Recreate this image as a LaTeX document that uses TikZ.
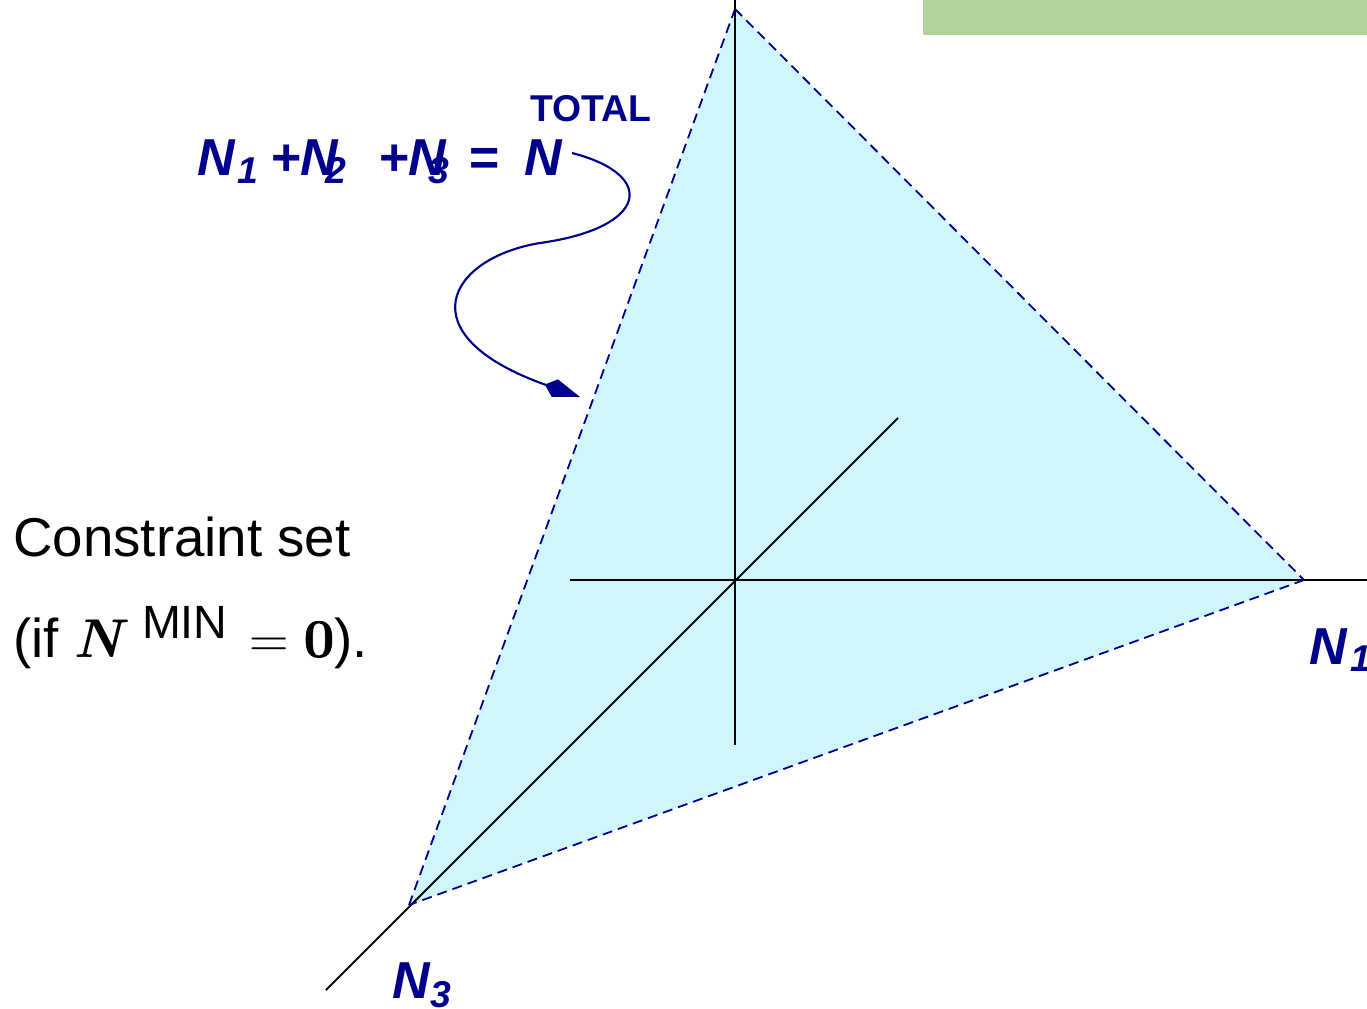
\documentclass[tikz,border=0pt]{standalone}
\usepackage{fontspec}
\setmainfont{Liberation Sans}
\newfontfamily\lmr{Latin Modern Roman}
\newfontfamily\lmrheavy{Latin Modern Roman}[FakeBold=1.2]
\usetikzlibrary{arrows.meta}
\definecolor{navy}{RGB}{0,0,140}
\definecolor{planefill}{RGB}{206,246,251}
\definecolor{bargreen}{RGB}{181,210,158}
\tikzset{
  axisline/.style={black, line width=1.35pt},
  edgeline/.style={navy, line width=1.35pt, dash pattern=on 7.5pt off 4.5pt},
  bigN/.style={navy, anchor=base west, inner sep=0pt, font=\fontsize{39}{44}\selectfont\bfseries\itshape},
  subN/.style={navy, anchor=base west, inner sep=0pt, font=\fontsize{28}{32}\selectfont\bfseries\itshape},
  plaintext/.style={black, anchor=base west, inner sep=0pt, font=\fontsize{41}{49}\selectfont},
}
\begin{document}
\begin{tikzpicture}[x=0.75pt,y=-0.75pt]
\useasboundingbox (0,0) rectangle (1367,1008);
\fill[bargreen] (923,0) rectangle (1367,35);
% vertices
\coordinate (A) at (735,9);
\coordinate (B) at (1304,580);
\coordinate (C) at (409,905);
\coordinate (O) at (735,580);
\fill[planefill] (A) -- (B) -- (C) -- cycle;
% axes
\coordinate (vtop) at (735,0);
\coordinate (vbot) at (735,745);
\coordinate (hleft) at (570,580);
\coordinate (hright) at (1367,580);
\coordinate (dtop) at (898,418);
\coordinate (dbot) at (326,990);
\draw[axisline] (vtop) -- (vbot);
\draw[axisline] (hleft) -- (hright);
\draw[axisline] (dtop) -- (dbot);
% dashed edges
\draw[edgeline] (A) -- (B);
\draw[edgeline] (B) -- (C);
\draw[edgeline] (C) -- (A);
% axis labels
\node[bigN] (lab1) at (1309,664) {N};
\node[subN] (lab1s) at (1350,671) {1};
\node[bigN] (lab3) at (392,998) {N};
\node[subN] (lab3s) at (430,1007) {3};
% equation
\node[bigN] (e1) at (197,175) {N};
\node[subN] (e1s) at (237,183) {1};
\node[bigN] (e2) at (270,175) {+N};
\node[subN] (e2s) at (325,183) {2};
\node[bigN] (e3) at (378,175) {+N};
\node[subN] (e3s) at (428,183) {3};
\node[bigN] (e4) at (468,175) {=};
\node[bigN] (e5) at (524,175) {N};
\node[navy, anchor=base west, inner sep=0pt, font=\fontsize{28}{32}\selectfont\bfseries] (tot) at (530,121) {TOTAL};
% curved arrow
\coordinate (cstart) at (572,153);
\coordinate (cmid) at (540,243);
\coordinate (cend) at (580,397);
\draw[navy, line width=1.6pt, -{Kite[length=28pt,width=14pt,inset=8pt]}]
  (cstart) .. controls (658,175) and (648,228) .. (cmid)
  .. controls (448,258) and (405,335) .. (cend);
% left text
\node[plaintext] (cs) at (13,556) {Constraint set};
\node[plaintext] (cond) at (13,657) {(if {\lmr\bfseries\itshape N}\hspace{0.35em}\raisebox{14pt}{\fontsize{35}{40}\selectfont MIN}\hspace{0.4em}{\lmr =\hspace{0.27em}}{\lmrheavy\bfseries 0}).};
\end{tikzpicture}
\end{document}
***
→ **Task to carry out**: Restate the data above word for word. Skip every picture.

→ **Completed task**:
Recreate this image as a LaTeX document that uses TikZ.
\documentclass[tikz,border=0pt]{standalone}
\usepackage{fontspec}
\setmainfont{Liberation Sans}
\newfontfamily\lmr{Latin Modern Roman}
\newfontfamily\lmrheavy{Latin Modern Roman}[FakeBold=1.2]
\usetikzlibrary{arrows.meta}
\definecolor{navy}{RGB}{0,0,140}
\definecolor{planefill}{RGB}{206,246,251}
\definecolor{bargreen}{RGB}{181,210,158}
\tikzset{
  axisline/.style={black, line width=1.35pt},
  edgeline/.style={navy, line width=1.35pt, dash pattern=on 7.5pt off 4.5pt},
  bigN/.style={navy, anchor=base west, inner sep=0pt, font=\fontsize{39}{44}\selectfont\bfseries\itshape},
  subN/.style={navy, anchor=base west, inner sep=0pt, font=\fontsize{28}{32}\selectfont\bfseries\itshape},
  plaintext/.style={black, anchor=base west, inner sep=0pt, font=\fontsize{41}{49}\selectfont},
}
\begin{document}
\begin{tikzpicture}[x=0.75pt,y=-0.75pt]
\useasboundingbox (0,0) rectangle (1367,1008);
\fill[bargreen] (923,0) rectangle (1367,35);
% vertices
\coordinate (A) at (735,9);
\coordinate (B) at (1304,580);
\coordinate (C) at (409,905);
\coordinate (O) at (735,580);
\fill[planefill] (A) -- (B) -- (C) -- cycle;
% axes
\coordinate (vtop) at (735,0);
\coordinate (vbot) at (735,745);
\coordinate (hleft) at (570,580);
\coordinate (hright) at (1367,580);
\coordinate (dtop) at (898,418);
\coordinate (dbot) at (326,990);
\draw[axisline] (vtop) -- (vbot);
\draw[axisline] (hleft) -- (hright);
\draw[axisline] (dtop) -- (dbot);
% dashed edges
\draw[edgeline] (A) -- (B);
\draw[edgeline] (B) -- (C);
\draw[edgeline] (C) -- (A);
% axis labels
\node[bigN] (lab1) at (1309,664) {N};
\node[subN] (lab1s) at (1350,671) {1};
\node[bigN] (lab3) at (392,998) {N};
\node[subN] (lab3s) at (430,1007) {3};
% equation
\node[bigN] (e1) at (197,175) {N};
\node[subN] (e1s) at (237,183) {1};
\node[bigN] (e2) at (270,175) {+N};
\node[subN] (e2s) at (325,183) {2};
\node[bigN] (e3) at (378,175) {+N};
\node[subN] (e3s) at (428,183) {3};
\node[bigN] (e4) at (468,175) {=};
\node[bigN] (e5) at (524,175) {N};
\node[navy, anchor=base west, inner sep=0pt, font=\fontsize{28}{32}\selectfont\bfseries] (tot) at (530,121) {TOTAL};
% curved arrow
\coordinate (cstart) at (572,153);
\coordinate (cmid) at (540,243);
\coordinate (cend) at (580,397);
\draw[navy, line width=1.6pt, -{Kite[length=28pt,width=14pt,inset=8pt]}]
  (cstart) .. controls (658,175) and (648,228) .. (cmid)
  .. controls (448,258) and (405,335) .. (cend);
% left text
\node[plaintext] (cs) at (13,556) {Constraint set};
\node[plaintext] (cond) at (13,657) {(if {\lmr\bfseries\itshape N}\hspace{0.35em}\raisebox{14pt}{\fontsize{35}{40}\selectfont MIN}\hspace{0.4em}{\lmr =\hspace{0.27em}}{\lmrheavy\bfseries 0}).};
\end{tikzpicture}
\end{document}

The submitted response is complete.